The CIA has now completed what the Russians started. They set the stage for a particularly vicious and long-term confrontation between factions. The problem with the CIA report is that it is only assertions. Unfortunately, the CIA’s record is not sterling. It was wrong about weapons of mass destruction in Iraq. It failed to forecast the Sunni rising in Iraq or the Islamic State’s assault on Mosul. It failed to uncover the plans for 9/11 or to predict Saddam Hussein’s invasion of Kuwait. It also failed to forecast the Korean War and lots of things in between. The CIA simply doesn’t have the credibility to assert something this critical.
Senators and congressmen who have been briefed on this all came away saying they were convinced about the CIA’s conclusions. If so, they were provided information that was not made public. I understand the CIA’s unwillingness to compromise sources and methods, but at times it has used this as a way to cover shoddy intelligence. The intended audience in this issue is not the president or secretary of defense. It is the American public. The American public, Trump supporters included, must be persuaded that the CIA report is neither political nor shoddy. The information it has shown to Congress – in addition to the report that was declassified last week – was provided knowing it will likely leak, so it is no longer assumed to be classified.
The concerns that flow from the report are legitimate.

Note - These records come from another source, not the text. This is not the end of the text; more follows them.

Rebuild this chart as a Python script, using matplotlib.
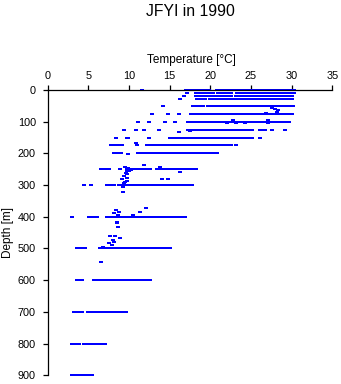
import matplotlib
matplotlib.use('Agg')
import matplotlib.pyplot as plt

# ---------------- data ----------------
title = "JFYI in 1990"
x_label = "Temperature [°C]"
y_label = "Depth [m]"
x_ticks = [0, 5, 10, 15, 20, 25, 30, 35]
y_ticks = [0, 100, 200, 300, 400, 500, 600, 700, 800, 900]

depths = [0, 10, 20, 30, 50, 75, 100, 125, 150, 175, 200, 250, 300, 400, 500, 600, 700, 800, 900]

t_000 = [11.6, 17.0, 17.3, 17.8, 18.1, 18.3, 18.6, 18.9, 19.2, 19.5, 19.8, 20.8, 21.1, 21.5, 21.8, 22.1, 22.4, 22.7, 23.0, 23.3, 23.6, 23.9, 24.2, 24.5, 24.8, 25.1, 25.4, 25.7, 26.0, 26.3, 26.6, 26.9, 27.2, 27.5, 27.8, 28.1, 28.4, 28.7, 29.0, 29.3, 29.6, 30.0, 30.3]
t_010 = [17.1, 18.2, 18.5, 19.0, 19.3, 19.6, 20.0, 20.3, 20.9, 21.2, 21.5, 22.0, 22.3, 22.6, 23.3, 23.6, 23.9, 24.2, 24.5, 24.8, 25.1, 25.4, 25.7, 26.0, 26.3, 26.6, 26.9, 27.2, 27.5, 27.8, 28.1, 28.4, 28.7, 29.0, 29.4, 29.7, 30.0, 30.3]
t_020 = [16.7, 18.2, 18.6, 18.9, 19.4, 19.7, 20.2, 20.5, 20.8, 21.1, 21.6, 21.9, 22.2, 22.5, 23.1, 23.4, 23.7, 24.0, 24.3, 24.6, 24.9, 25.2, 25.5, 25.8, 26.1, 26.4, 26.7, 27.0, 27.3, 27.6, 27.9, 28.2, 28.5, 28.8, 29.1, 29.5, 29.8, 30.1]
t_030 = [16.3, 18.3, 18.6, 19.1, 19.4, 19.9, 20.2, 20.6, 21.0, 21.3, 21.7, 22.0, 22.3, 22.7, 23.0, 23.5, 23.8, 24.1, 24.4, 24.7, 25.0, 25.3, 25.6, 25.9, 26.2, 26.5, 26.8, 27.1, 27.4, 27.7, 28.0, 28.3, 28.6, 28.9, 29.2, 29.5, 29.8, 30.1]
t_050 = [14.2, 17.9, 18.2, 18.5, 18.8, 19.1, 19.7, 20.0, 20.4, 20.9, 21.2, 21.5, 21.8, 22.1, 22.4, 22.7, 23.0, 23.3, 23.6, 23.9, 24.2, 24.5, 24.8, 25.1, 25.4, 25.7, 26.0, 26.3, 26.6, 26.9, 27.2, 27.5, 27.8, 28.1, 28.4, 28.7, 29.0, 29.3, 29.6, 29.9, 30.2]
t_075 = [12.8, 14.8, 16.1, 17.6, 18.1, 18.4, 18.7, 19.0, 19.3, 19.6, 19.9, 20.2, 20.5, 20.8, 21.1, 21.4, 21.7, 22.0, 22.3, 22.6, 22.9, 23.2, 23.5, 23.8, 24.1, 24.4, 24.7, 25.0, 25.3, 25.6, 25.9, 26.2, 26.5, 26.8, 27.1, 27.4, 27.7, 28.0, 28.3, 28.6, 28.9, 29.2, 29.5, 29.8, 30.1]
t_100 = [11.1, 12.4, 14.4, 15.7, 17.3, 17.6, 17.9, 18.2, 18.5, 18.8, 19.1, 19.4, 19.7, 20.1, 20.5, 20.8, 21.1, 21.4, 21.7, 22.0, 22.3, 22.6, 22.9, 23.2, 23.5, 23.8, 24.1, 24.4, 24.7, 25.0, 25.3, 25.6, 25.9, 26.2, 26.5, 26.8, 27.1, 27.4, 27.7, 28.0, 28.3, 28.6, 29.1, 29.4, 29.7]
t_125 = [9.4, 10.8, 11.9, 13.7, 17.3, 17.6, 17.9, 18.2, 18.5, 18.8, 19.1, 19.4, 19.7, 20.0, 20.3, 20.6, 20.9, 21.2, 21.5, 21.8, 22.1, 22.4, 22.7, 23.0, 23.3, 23.6, 23.9, 24.2, 24.5, 24.8, 25.1, 26.1, 26.4, 26.7, 27.6, 29.2]
t_150 = [8.4, 9.9, 12.5, 15.0, 15.5, 15.8, 16.1, 16.4, 16.7, 17.0, 17.3, 17.6, 17.9, 18.2, 18.5, 18.8, 19.1, 19.4, 19.7, 20.0, 20.3, 20.6, 20.9, 21.2, 21.5, 21.8, 22.1, 22.4, 22.7, 23.0, 23.3, 23.6, 23.9, 24.2, 24.5, 24.8, 25.1, 26.1]
t_175 = [7.8, 8.2, 8.5, 8.8, 9.1, 11.0, 12.2, 12.5, 12.8, 13.1, 13.4, 13.7, 14.0, 14.3, 14.6, 14.9, 15.2, 15.5, 15.8, 16.1, 16.4, 16.7, 17.0, 17.3, 17.6, 17.9, 18.2, 18.5, 18.8, 19.1, 19.4, 19.7, 20.0, 20.3, 20.6, 20.9, 21.2, 21.5, 21.8, 22.1, 22.6, 23.2]
t_200 = [8.1, 8.4, 8.7, 9.0, 11.1, 11.4, 11.7, 12.0, 12.3, 12.6, 12.9, 13.2, 13.5, 13.8, 14.1, 14.4, 14.7, 15.0, 15.3, 15.6, 15.9, 16.2, 16.5, 16.8, 17.1, 17.4, 17.7, 18.0, 18.3, 18.6, 18.9, 19.2, 19.5, 19.8, 20.2, 20.5, 20.8]
t_250 = [6.6, 6.9, 7.2, 7.5, 8.9, 9.7, 10.0, 10.3, 10.6, 10.9, 11.2, 11.5, 11.8, 12.1, 12.4, 12.6, 13.4, 13.7, 14.0, 14.6, 14.9, 15.2, 15.5, 15.8, 16.1, 16.4, 16.7, 17.0, 17.3, 17.6, 17.9, 18.2]
t_300 = [4.4, 5.3, 7.3, 7.6, 7.9, 8.1, 8.8, 9.1, 9.4, 9.7, 10.0, 10.3, 10.6, 10.9, 11.2, 11.5, 11.7, 12.0, 12.3, 12.7, 13.0, 13.2, 13.5, 13.8, 14.1, 14.4, 14.7, 15.0, 15.3, 15.6, 15.9, 16.2, 16.5, 16.8, 17.1, 17.4, 17.7]
t_400 = [3.0, 5.1, 5.4, 5.7, 6.0, 7.3, 7.6, 7.9, 8.2, 8.5, 8.8, 9.1, 9.4, 9.7, 10.3, 10.6, 10.9, 11.1, 11.4, 11.7, 12.0, 12.3, 12.6, 12.9, 13.2, 13.5, 13.8, 14.1, 14.4, 14.7, 15.0, 15.3, 15.6, 15.9, 16.2, 16.5, 16.9]
t_500 = [3.6, 3.9, 4.2, 4.6, 6.4, 6.7, 7.0, 7.3, 7.6, 7.9, 8.2, 8.5, 8.8, 9.1, 9.4, 9.7, 10.0, 10.3, 10.6, 10.9, 11.2, 11.5, 11.8, 12.1, 12.4, 12.7, 13.0, 13.3, 13.6, 14.0, 14.5, 14.8, 15.0]
t_600 = [3.6, 3.9, 4.2, 5.7, 6.0, 6.3, 6.6, 6.9, 7.2, 7.5, 7.8, 8.1, 8.4, 8.7, 9.0, 9.3, 9.6, 9.9, 10.2, 10.6, 11.0, 11.5, 11.9, 12.2, 12.6]
t_700 = [3.2, 3.5, 3.8, 4.2, 5.0, 5.3, 5.6, 5.9, 6.2, 6.5, 6.8, 7.1, 7.4, 7.7, 8.0, 8.3, 8.6, 8.9, 9.2, 9.6]
t_800 = [3.0, 3.3, 3.6, 3.9, 4.5, 4.8, 5.1, 5.4, 5.7, 6.0, 6.3, 6.6, 6.9, 7.1]
t_900 = [3.0, 3.3, 3.6, 4.0, 4.3, 4.6, 4.9, 5.2, 5.5]

rows = [t_000, t_010, t_020, t_030, t_050, t_075, t_100, t_125, t_150, t_175,
        t_200, t_250, t_300, t_400, t_500, t_600, t_700, t_800, t_900]

# scattered casts between standard depths
extra_t = [27.6, 28.0, 28.3, 28.2, 26.9, 22.8, 27.1, 22.0, 24.3, 27.1, 23.2, 16.1, 17.5, 9.7, 10.8,
           9.9, 11.8, 13.8, 16.3, 9.5, 9.9, 10.1, 9.7, 10.0, 10.3, 9.6, 9.8, 9.4, 14.0, 14.8,
           9.1, 9.7, 9.8, 9.5, 9.4, 9.3, 9.3, 8.4, 8.8, 8.1, 8.6, 8.5, 8.5, 8.6, 12.1,
           11.3, 10.5, 7.7, 8.3, 8.9, 8.0, 7.5, 8.1, 7.9, 6.8, 6.5]
extra_d = [56, 59, 62, 68, 72, 96, 96, 104, 103, 104, 105, 133, 131, 153, 168,
           202, 237, 242, 258, 244, 246, 252, 255, 257, 253, 262, 266, 270, 281, 281,
           282, 279, 287, 290, 295, 307, 323, 379, 384, 388, 394, 415, 420, 433, 373,
           386, 394, 460, 460, 468, 472, 482, 478, 489, 494, 544]

# ---------------- plot ----------------
plt.rcParams['font.family'] = ['Liberation Sans', 'DejaVu Sans']

fig = plt.figure(figsize=(3.41, 3.84), dpi=100)
fig.patch.set_facecolor('white')
ax = fig.add_axes([0.140, 0.0227, 0.8345, 0.7430])

# small flat rectangle marker (wider than tall), like the dense sample dots
rect = [(-1.5, -1.0), (1.5, -1.0), (1.5, 1.0), (-1.5, 1.0), (-1.5, -1.0)]
mk = dict(linestyle='none', marker=rect, markersize=2.45, markeredgewidth=0,
          color='#0000ff', clip_on=False)
for d, ts in zip(depths, rows):
    ax.plot(ts, [d] * len(ts), **mk)
ax.plot(extra_t, extra_d, **mk)

ax.set_xlim(0, 35)
ax.set_ylim(900, 0)
ax.xaxis.tick_top()
ax.set_xticks(x_ticks)
ax.set_yticks(y_ticks)
for s in ['right', 'bottom']:
    ax.spines[s].set_visible(False)
for s in ['top', 'left']:
    ax.spines[s].set_linewidth(0.9)
ax.tick_params(axis='x', direction='out', length=3.6, width=0.9, labelsize=7.8, pad=3.0)
ax.tick_params(axis='y', direction='out', length=3.6, width=0.9, labelsize=7.8, pad=5.0)

fig.text(190 / 341, 1 - 12 / 384, title, ha='center', va='center', fontsize=11.3)
fig.text(191 / 341, 1 - 60 / 384, x_label, ha='center', va='center', fontsize=8.5)
fig.text(8 / 341, 1 - 232 / 384, y_label, ha='center', va='center', rotation=90, fontsize=8.5)

fig.savefig('out.png', dpi=100)
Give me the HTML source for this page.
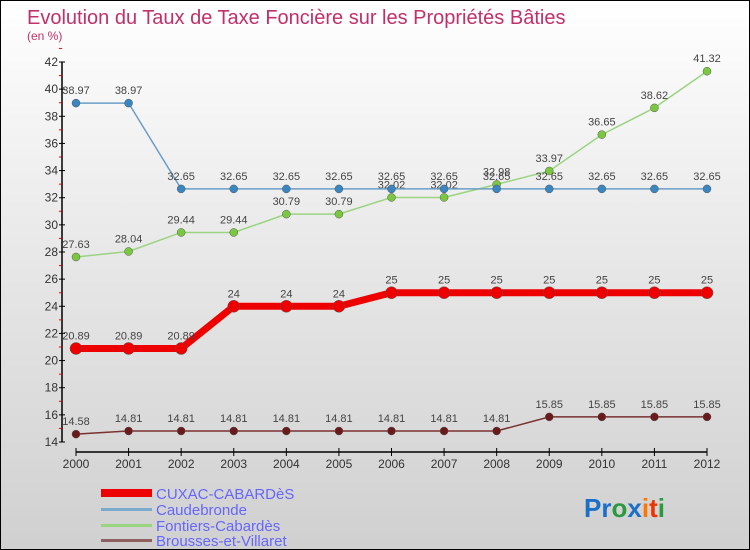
<!DOCTYPE html>
<html><head><meta charset="utf-8"><style>
html,body{margin:0;padding:0}
body{width:750px;height:550px;overflow:hidden;font-family:"Liberation Sans",sans-serif}
#wrap{position:relative;width:748px;height:548px;border:1px solid #000;background:linear-gradient(#ffffff,#e6e6e6 50%,#d0d0d0)}
</style></head><body>
<div id="wrap">
<svg id="chart" width="748" height="548" style="position:absolute;left:0;top:0">
<text x="26" y="23" font-size="20" fill="#c0306a">Evolution du Taux de Taxe Foncière sur les Propriétés Bâties</text>
<text x="26" y="39" font-size="12" fill="#c0306a">(en %)</text>
<g id="axes"></g><g id="series"></g>
<g>
<rect x="100" y="488" width="51" height="8" fill="#ee0000"/>
<text x="155" y="498" font-size="15" fill="#6666ff">CUXAC-CABARDèS</text>
<rect x="100" y="507" width="51" height="3" fill="#7aaacc"/>
<text x="155" y="514" font-size="15" fill="#6666ff">Caudebronde</text>
<rect x="100" y="523" width="51" height="3" fill="#9ad480"/>
<text x="155" y="530" font-size="15" fill="#6666ff">Fontiers-Cabardès</text>
<rect x="100" y="538" width="51" height="3" fill="#906060"/>
<text x="155" y="545" font-size="15" fill="#6666ff">Brousses-et-Villaret</text>
</g>
<g font-size="26" font-weight="bold">
<text x="583" y="516"><tspan fill="#1a70c8">Pr</tspan><tspan fill="#2a9a40">o</tspan><tspan fill="#1a70c8">x</tspan><tspan fill="#ff7700">i</tspan><tspan fill="#ee3300">t</tspan><tspan fill="#2a9a40">i</tspan></text>
</g>
</svg>
</div>
<script>
const years=[2000,2001,2002,2003,2004,2005,2006,2007,2008,2009,2010,2011,2012];
const cuxac=[20.89,20.89,20.89,24,24,24,25,25,25,25,25,25,25];
const caudebronde=[38.97,38.97,32.65,32.65,32.65,32.65,32.65,32.65,32.65,32.65,32.65,32.65,32.65];
const fontiers=[27.63,28.04,29.44,29.44,30.79,30.79,32.02,32.02,32.98,33.97,36.65,38.62,41.32];
const brousses=[14.58,14.81,14.81,14.81,14.81,14.81,14.81,14.81,14.81,15.85,15.85,15.85,15.85];
const yTicks=[14,16,18,20,22,24,26,28,30,32,34,36,38,40,42];
const NS='http://www.w3.org/2000/svg';
const X=v=>75+(v-2000)*(706-75)/12;
const Y=v=>441-(v-14)*(441-61)/28;
function el(t,a,p){const e=document.createElementNS(NS,t);for(const k in a)e.setAttribute(k,a[k]);p.appendChild(e);return e;}
const ax=document.getElementById('axes');
const yl=el('line',{x1:61,y1:Y(42),x2:61,y2:Y(14),stroke:'#000','stroke-width':1.5},ax);


const xl=el('line',{x1:X(2000),y1:451,x2:X(2012),y2:451,stroke:'#000','stroke-width':1.5},ax);


yTicks.forEach(t=>{
  el('line',{x1:58,y1:Y(t),x2:64,y2:Y(t),stroke:'#000'},ax);
  el('line',{x1:58,y1:Y(t+1),x2:61,y2:Y(t+1),stroke:'#e00'},ax);
  const tx=el('text',{x:57,y:Y(t)+4,'font-size':12,'text-anchor':'end',fill:'#333'},ax);
  tx.textContent=t;
  
  
});
years.forEach(y=>{
  el('line',{x1:X(y),y1:447,x2:X(y),y2:455,stroke:'#000'},ax);
  const tx=el('text',{x:X(y),y:467,'font-size':12,'text-anchor':'middle',fill:'#333'},ax);
  tx.textContent=y;
  
  
});
const sg=document.getElementById('series');
function series(name,data,color,w,r,fill){
  const g=el('g',{},sg);
  
  
  const pl=el('polyline',{points:data.map((v,i)=>X(years[i])+','+Y(v)).join(' '),fill:'none',stroke:color,'stroke-width':w},g);
  
  
  data.forEach((v,i)=>{
    const c=el('circle',{cx:X(years[i]),cy:Y(v),r:r,fill:fill,stroke:'#555','stroke-width':0.5},g);
    
    
    const t=el('text',{x:X(years[i]),y:Y(v)-9,'font-size':11,'text-anchor':'middle',fill:'#444'},g);
    t.textContent=String(v);
    
    
  });
}
series('brousses',brousses,'#7a3030',1.5,4,'#6a1a1a');
series('fontiers',fontiers,'#9ad480',1.5,4,'#7ac840');
series('caudebronde',caudebronde,'#6a9ec8',1.5,4,'#3a86c0');
series('cuxac',cuxac,'#ee0000',7,6,'#ee0000');
</script>
</body></html>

Were Trump and the Russians working together? Was this report an attempt by Obama and the CIA to cripple Trump? The CIA cannot simply issue assertions. It must provide evidence. If it doesn’t, then it is completing Putin’s work for him by turning a fairly clumsy and very public demonstration of what it feels like to have foreigners intervene in your politics into a significant destabilization of the American political system.
In a country racked with distrust of institutions, issuing this report without some proof that the report is true, both in what it says and what it doesn’t say, is problematic. What it doesn’t say was that Trump was involved, or that Obama ordered the CIA investigation for political reasons. Getting these issues clear is as important as finding out how the hacks happened.